Quoted by the officials Saba news agency, Saleh condemned as “unacceptable” the adoption of a “double standards policy” by the ICC towards poor countries.

The Yemeni leader was commenting on reports last week that ICC chief prosecutor Luis Moreno-Ocampo may seek a warrant Monday for the arrest of al-Bashir.

Saleh said that such an “irresponsible” move could only “complicate the situation and encourage more extremism, violence and instability in the region and the world”.

The Washington Post Friday quoted unnamed UN officials as saying that the ICC chief prosecutor may seek a warrant for the arrest of al-Bashir over charges of genocide and crimes against humanity.
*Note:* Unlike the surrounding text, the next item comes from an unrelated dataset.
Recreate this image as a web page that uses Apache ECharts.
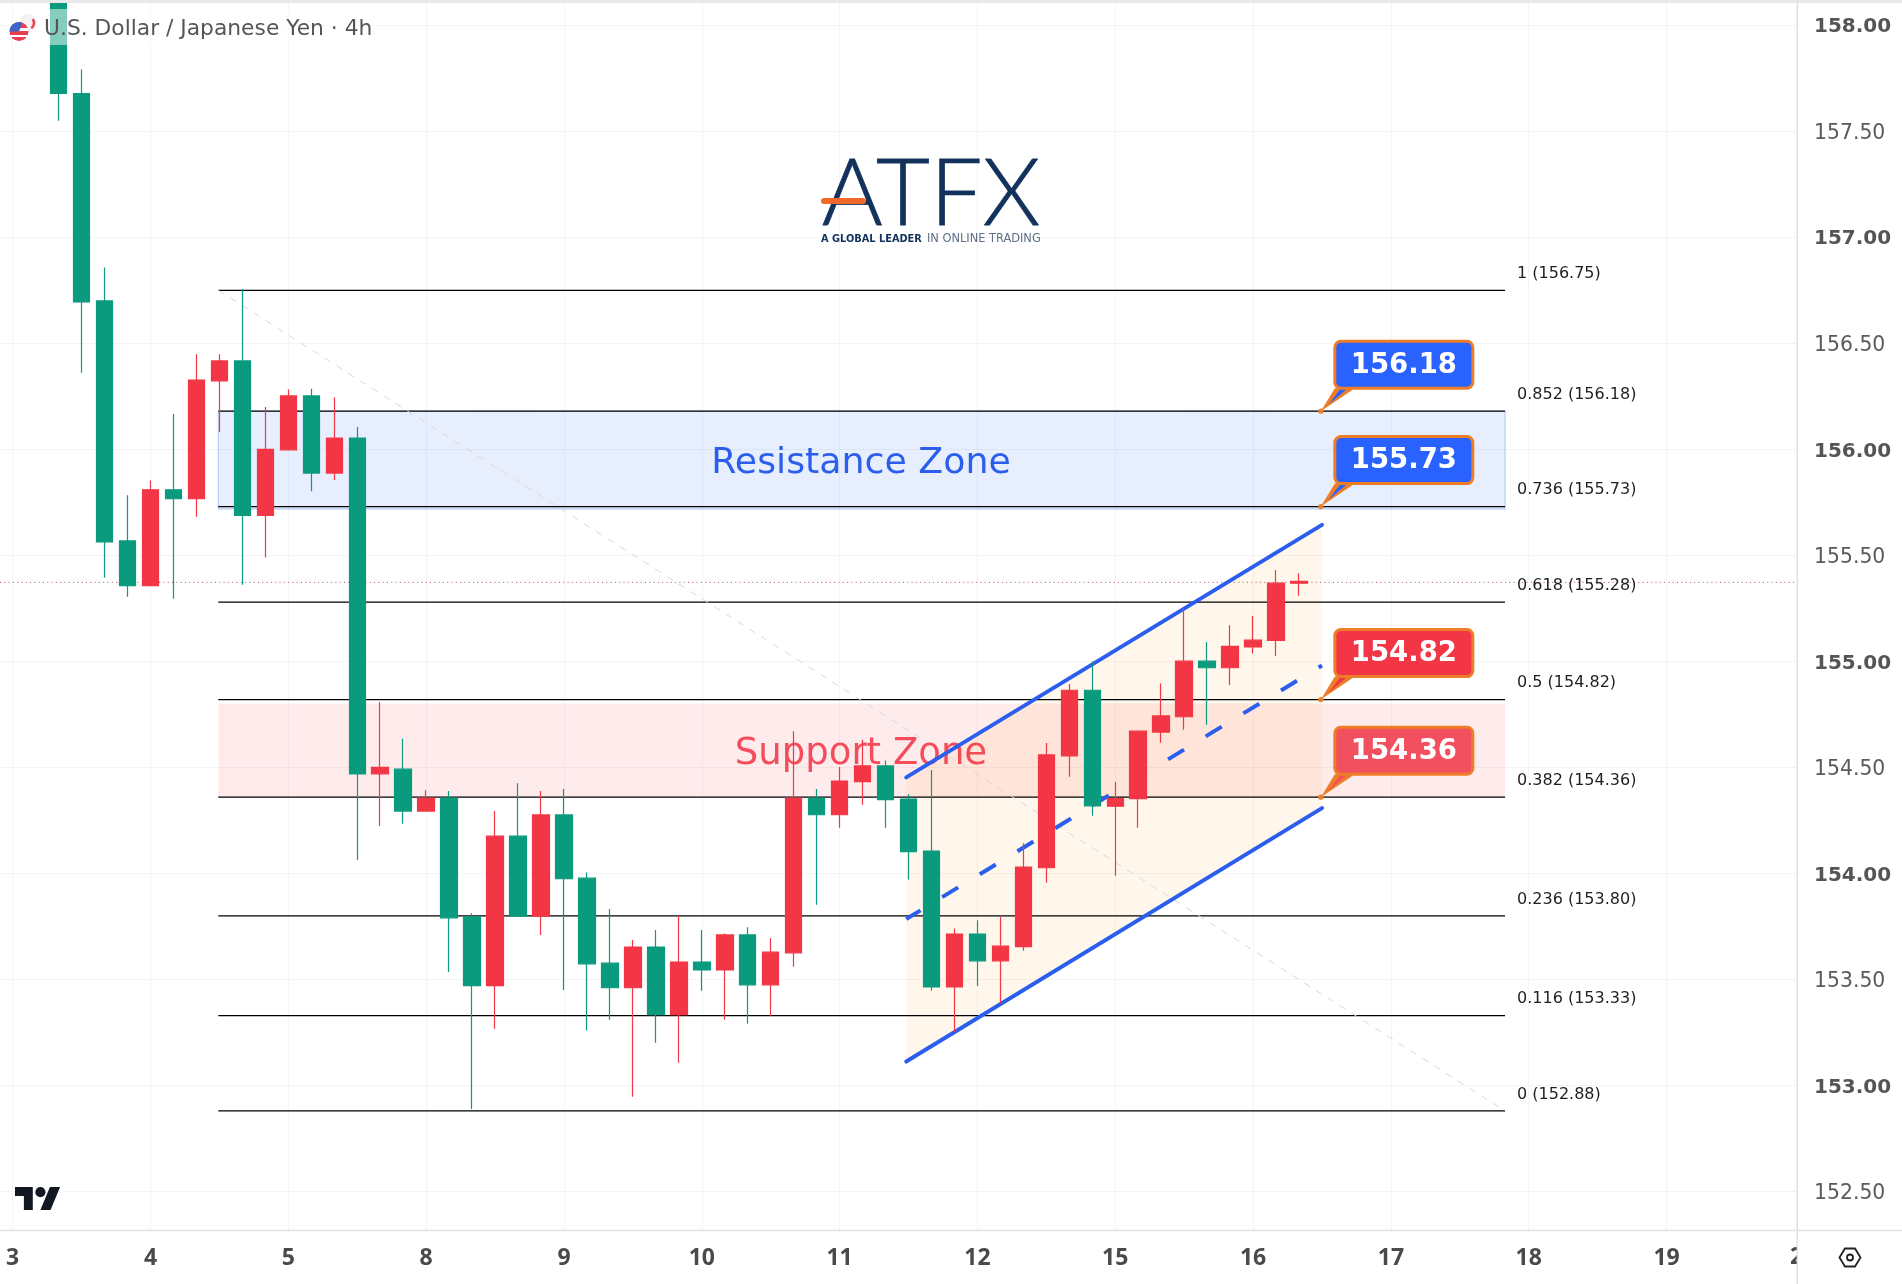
<!DOCTYPE html>
<html>
<head>
<meta charset="utf-8">
<title>USD/JPY 4h</title>
<script src="https://cdn.jsdelivr.net/npm/echarts@6/dist/echarts.min.js"></script>
<style>
html,body{margin:0;padding:0;background:#fff;}
#chart{width:1902px;height:1284px;}
</style>
</head>
<body>
<div id="chart"></div>
<script>
// bars start at index 2, six 4h bars per day
var firstBar = 2;
var opens  = [158.35,157.678,156.70,155.568,155.357,155.809,155.767,156.323,156.417,155.688,155.998,156.252,155.888,156.053,154.47,154.492,154.294,154.356,153.796,153.471,154.176,153.799,154.276,153.978,153.577,153.461,153.653,153.334,153.582,153.545,153.71,153.475,153.626,154.356,154.277,154.433,154.507,154.351,154.106,153.465,153.714,153.588,153.655,154.027,154.555,154.864,154.317,154.353,154.667,154.739,155.001,154.970,155.068,155.099,155.369];
var closes = [157.678,156.695,155.563,155.357,155.809,155.767,156.327,156.417,155.688,156.0,156.252,155.888,156.053,154.469,154.50,154.294,154.356,153.791,153.471,154.176,153.799,154.276,153.975,153.574,153.461,153.653,153.334,153.582,153.545,153.71,153.475,153.629,154.356,154.277,154.436,154.507,154.348,154.103,153.465,153.714,153.588,153.657,154.03,154.559,154.864,154.319,154.353,154.671,154.743,155.001,154.970,155.071,155.1,155.369,155.377];
var lows   = [157.549,156.361,155.395,155.305,155.357,155.295,155.682,156.082,155.362,155.49,155.998,155.803,155.855,154.063,154.224,154.235,154.294,153.535,152.889,153.268,153.799,153.71,153.45,153.259,153.31,152.947,153.202,153.108,153.447,153.31,153.291,153.329,153.56,153.853,154.216,154.324,154.216,153.972,153.447,153.252,153.469,153.388,153.635,153.956,154.456,154.272,153.989,154.216,154.617,154.678,154.701,154.889,155.037,155.025,155.31];
var highs  = [158.45,157.791,156.858,155.784,155.853,156.167,156.448,156.448,156.756,156.2,156.282,156.286,156.245,156.105,154.808,154.635,154.393,154.389,153.812,154.294,154.425,154.389,154.398,154.005,153.832,153.686,153.733,153.802,153.733,153.717,153.746,153.694,154.671,154.398,154.502,154.63,154.533,154.373,154.488,153.74,153.779,153.797,154.142,154.615,154.893,155.0,154.431,154.671,154.896,155.247,155.091,155.171,155.214,155.431,155.416];

var dayLabels = ['3','4','5','8','9','10','11','12','15','16','17','18','19'];
var dayTicks = [0,6,12,18,24,30,36,42,48,54,60,66,72];
var priceTicks = [152.5,153,153.5,154,154.5,155,155.5,156,156.5,157,157.5,158];
var lastPrice = 155.373;

var fibRatios = ['1','0.852','0.736','0.618','0.5','0.382','0.236','0.116','0'];
var fibPrices = [156.75,156.18,155.73,155.28,154.82,154.36,153.80,153.33,152.88];
var fibFrom = 8.95, fibTo = 64.97;

var resistanceZone = [155.719,156.18];
var supportZone = [154.36,154.802];
var channelX = [38.9,57.0];
var channelTop = [154.453,155.644];
var channelMid = [153.785,154.981];
var channelBottom = [153.113,154.308];

var calloutPrices = [156.18,155.73,154.82,154.36];
var calloutColors = ['#2962ff','#2962ff','#f23645','#f2505f'];
var calloutX = 56.95;

var xMin = -0.553, xMax = 77.68;
var yMin = 152.314, yMax = 158.119;
var FONT = '"DejaVu Sans"';

var candles = [];
for (var i = 0; i < opens.length; i++) {
    candles.push([i + firstBar, opens[i], closes[i], lows[i], highs[i]]);
}

function lineSeries(points, color, width, type, z, cap, dashOffset) {
    return {
        type: 'line', data: points, symbol: 'none', silent: true, z: z, animation: false,
        lineStyle: {color: color, width: width, type: type, cap: cap || 'round', dashOffset: dashOffset || 0}
    };
}

function polySeries(points, fill, stroke, z) {
    return {
        type: 'custom', silent: true, z: z, data: [points[0]],
        encode: {x: 0, y: 1},
        renderItem: function (params, api) {
            var pts = [];
            for (var k = 0; k < points.length; k++) pts.push(api.coord(points[k]));
            return {type: 'polygon', shape: {points: pts}, style: {fill: fill, stroke: stroke || 'none', lineWidth: 1}};
        }
    };
}

function textSeries(x, y, text, color, size) {
    return {
        type: 'custom', silent: true, z: 3, data: [[x, y]],
        encode: {x: 0, y: 1},
        renderItem: function (params, api) {
            var p = api.coord([api.value(0), api.value(1)]);
            return {type: 'text', x: p[0], y: p[1], style: {text: text, fill: color, font: size + 'px ' + FONT, align: 'center', verticalAlign: 'middle'}};
        }
    };
}

var series = [];

// zones and channel fill
series.push(polySeries([[fibFrom,resistanceZone[0]],[fibTo,resistanceZone[0]],[fibTo,resistanceZone[1]],[fibFrom,resistanceZone[1]]], 'rgba(66,133,244,0.13)', '#a9c4f2', 1));
series.push(polySeries([[fibFrom,supportZone[0]],[fibTo,supportZone[0]],[fibTo,supportZone[1]],[fibFrom,supportZone[1]]], 'rgba(242,54,69,0.10)', null, 1));
series.push(polySeries([[channelX[0],channelBottom[0]],[channelX[1],channelBottom[1]],[channelX[1],channelTop[1]],[channelX[0],channelTop[0]]], 'rgba(255,152,0,0.08)', null, 1));

// fib levels
for (var f = 0; f < fibPrices.length; f++) {
    series.push(lineSeries([[fibFrom,fibPrices[f]],[fibTo,fibPrices[f]]], '#000', 1.3, 'solid', 2, 'butt'));
}
series.push(lineSeries([[fibFrom,fibPrices[0]],[fibTo,fibPrices[8]]], '#d9d9d9', 1, [7,7], 2, 'butt'));
series.push({
    type: 'custom', silent: true, z: 3,
    data: fibPrices.map(function (p) { return [fibTo, p]; }),
    encode: {x: 0, y: 1},
    renderItem: function (params, api) {
        var p = api.coord([api.value(0), api.value(1)]);
        return {
            type: 'text', x: p[0] + 12, y: p[1] - 16.5,
            style: {text: fibRatios[params.dataIndex] + ' (' + fibPrices[params.dataIndex].toFixed(2) + ')', fill: '#1f1f1f', font: '16px ' + FONT, verticalAlign: 'middle'}
        };
    }
});

// last price line
series.push(lineSeries([[xMin,lastPrice],[xMax,lastPrice]], '#a8505e', 1, [1,3.3], 2, 'butt'));

// channel lines
series.push(lineSeries([[channelX[0],channelTop[0]],[channelX[1],channelTop[1]]], '#2c5eee', 4, 'solid', 3));
series.push(lineSeries([[channelX[0],channelBottom[0]],[channelX[1],channelBottom[1]]], '#2c5eee', 4, 'solid', 3));
series.push(lineSeries([[channelX[0],channelMid[0]],[channelX[1],channelMid[1]]], '#2c5eee', 4, [18.7,25.4], 3, 'butt', 2));

series.push(textSeries(36.93, 155.935, 'Resistance Zone', '#2c5eee', 36.3));
series.push(textSeries(36.93, 154.561, 'Support Zone', 'rgba(242,54,69,0.88)', 37));

series.push({
    type: 'candlestick', z: 5, data: candles, barWidth: 17, silent: true,
    encode: {x: 0, y: [1,2,3,4]},
    itemStyle: {color: '#f23645', color0: '#0a9a7e', borderColor: '#f23645', borderColor0: '#0a9a7e', borderWidth: 1.2}
});

// price callouts
series.push({
    type: 'custom', silent: true, z: 6,
    data: calloutPrices.map(function (p) { return [calloutX, p]; }),
    encode: {x: 0, y: 1},
    renderItem: function (params, api) {
        var p = api.coord([api.value(0), api.value(1)]);
        var c = calloutColors[params.dataIndex];
        var x = p[0], y = p[1];
        return {
            type: 'group',
            children: [
                {type: 'polygon', shape: {points: [[x,y],[x+14,y-23],[x+34,y-23]]}, style: {fill: '#ee7d27'}},
                {type: 'polygon', shape: {points: [[x+8,y-7],[x+20,y-23],[x+27,y-23]]}, style: {fill: c}},
                {type: 'rect', shape: {x: x+14, y: y-70, width: 138, height: 47, r: 6}, style: {fill: c, stroke: '#ee7d27', lineWidth: 3}},
                {type: 'circle', shape: {cx: x, cy: y, r: 2.6}, style: {fill: '#e8822c'}},
                {type: 'text', x: x+83, y: y-45.5, style: {text: api.value(1).toFixed(2), fill: '#fff', font: 'bold 27.5px ' + FONT, align: 'center', verticalAlign: 'middle'}}
            ]
        };
    }
});

var chart = echarts.init(document.getElementById('chart'));
chart.setOption({
    animation: false,
    backgroundColor: '#fff',
    grid: {left: 0, top: 0, width: 1797, height: 1231},
    xAxis: {
        type: 'value', min: xMin, max: xMax,
        axisLine: {show: false},
        axisTick: {show: false, customValues: dayTicks},
        axisLabel: {
            customValues: dayTicks, margin: 16, color: '#4a4a4a', fontFamily: '"Noto Sans"', fontWeight: 'bold', fontSize: 23,
            formatter: function (v) { return dayLabels[Math.round(v / 6)]; }
        },
        splitLine: {show: true, lineStyle: {color: '#f3f4f5', width: 1}}
    },
    yAxis: {
        type: 'value', position: 'right', min: yMin, max: yMax, scale: true,
        axisLine: {show: false},
        axisTick: {show: false, customValues: priceTicks},
        axisLabel: {
            customValues: priceTicks, margin: 17, color: '#5a5a5a', fontFamily: FONT, fontSize: 20.4, padding: [4,0,0,0],
            formatter: function (v) {
                return v % 1 === 0 ? '{b|' + v.toFixed(2) + '}' : v.toFixed(2);
            },
            rich: {b: {fontFamily: FONT, fontSize: 20, fontWeight: 'bold', color: '#555'}}
        },
        splitLine: {show: true, lineStyle: {color: '#f3f4f5', width: 1}}
    },
    series: series,
    graphic: [
        // panes
        {type: 'rect', z: 50, shape: {x: 0, y: 0, width: 1902, height: 3}, style: {fill: '#e9e9ea'}},
        {type: 'text', z: 49, x: 1790, y: 1246, style: {text: '2', fill: '#4a4a4a', font: 'bold 23px "Noto Sans"'}},
        {type: 'rect', z: 49, shape: {x: 1797, y: 1232, width: 30, height: 50}, style: {fill: '#fff'}},
        {type: 'line', z: 50, shape: {x1: 0, y1: 1230.5, x2: 1902, y2: 1230.5}, style: {stroke: '#dfe1e4', lineWidth: 1.5}},
        {type: 'line', z: 50, shape: {x1: 1797.3, y1: 0, x2: 1797.3, y2: 1284}, style: {stroke: '#dfe1e4', lineWidth: 1.5}},
        // legend
        {type: 'rect', z: 50, shape: {x: 40, y: 9, width: 338, height: 36}, style: {fill: 'rgba(255,255,255,0.5)'}},
        {type: 'circle', z: 51, shape: {cx: 28, cy: 23, r: 9}, style: {fill: '#f2f2f3'}},
        {type: 'arc', z: 51, shape: {cx: 28, cy: 23, r: 6, startAngle: -0.7, endAngle: 1.0}, style: {stroke: '#e8404f', fill: 'none', lineWidth: 2.5}},
        {type: 'circle', z: 52, shape: {cx: 19, cy: 31.5, r: 9.5}, style: {fill: {type: 'linear', x: 0, y: 0, x2: 0, y2: 1, colorStops: [
            {offset: 0, color: '#e8404f'}, {offset: 0.3, color: '#e8404f'}, {offset: 0.3, color: '#fff'},
            {offset: 0.5, color: '#fff'}, {offset: 0.5, color: '#e8404f'}, {offset: 0.7, color: '#e8404f'},
            {offset: 0.7, color: '#fff'}, {offset: 0.8, color: '#fff'}, {offset: 0.8, color: '#e8404f'}, {offset: 1, color: '#e8404f'}]}}},
        {type: 'sector', z: 53, shape: {cx: 19, cy: 31.5, r: 9.5, r0: 0, startAngle: Math.PI, endAngle: Math.PI * 1.62}, style: {fill: '#3f63c8'}},
        {type: 'text', z: 54, x: 44, y: 29, style: {text: 'U.S. Dollar / Japanese Yen \u00b7 4h', fill: '#555', font: '21.8px ' + FONT, verticalAlign: 'middle'}},
        // broker mark
        {type: 'text', z: 50, x: 931, y: 195, style: {text: 'ATFX', fill: '#12325b', stroke: '#12325b', lineWidth: 0.8, font: '300 93px Lato', align: 'center', verticalAlign: 'middle'}},
        {type: 'rect', z: 51, shape: {x: 821, y: 198, width: 45, height: 6, r: 3}, style: {fill: '#f0692b'}},
        {type: 'text', z: 50, x: 821, y: 239, style: {text: 'A GLOBAL LEADER', fill: '#12325b', font: 'bold 9.8px "DejaVu Sans"', verticalAlign: 'middle'}},
        {type: 'text', z: 50, x: 927, y: 239, style: {text: 'IN ONLINE TRADING', fill: '#5f6f85', font: '11.4px "DejaVu Sans"', verticalAlign: 'middle'}},
        // TradingView mark
        {type: 'group', z: 50, x: 15, y: 1182, scaleX: 1.27, scaleY: 1.27, children: [
            {type: 'polygon', z: 50, shape: {points: [[0,4],[14,4],[14,22],[7,22],[7,11],[0,11]]}, style: {fill: '#131722'}},
            {type: 'polygon', z: 50, shape: {points: [[20,22],[27.5,4],[35.5,4],[28,22]]}, style: {fill: '#131722'}},
            {type: 'circle', z: 50, shape: {cx: 20, cy: 8, r: 4}, style: {fill: '#131722'}}
        ]},
        // settings icon
        {type: 'polygon', z: 50, shape: {points: [[1839.5,1257.5],[1845,1248.5],[1855,1248.5],[1860.5,1257.5],[1855,1266.5],[1845,1266.5]]}, style: {fill: 'none', stroke: '#222', lineWidth: 1.8}},
        {type: 'circle', z: 50, shape: {cx: 1850, cy: 1257.5, r: 3}, style: {fill: 'none', stroke: '#222', lineWidth: 1.8}}
    ]
});
</script>
</body>
</html>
If ICC judges agreed to such a request, it would be the first time that the tribunal would charge a serving head of state, though such leaders as Slobodan Milosevic of Serbia and Charles Taylor of Liberia were charged by other UN-established war crimes courts while in office.

Since 2003, at least 300,000 people have been killed in ethnic violence in Darfur, and two million people have become refugees. The conflict in Darfur began when black tribesmen took up arms against what they called decades of neglect and discrimination by the Arab-dominated Sudanese government in Khartoum.

The Sudanese government is blamed for retaliating by using proxy Janjaweed militia to carry out mass killings.

In 2003, the UN Security Council ordered the ICC in The Hague to investigate the events in Darfur.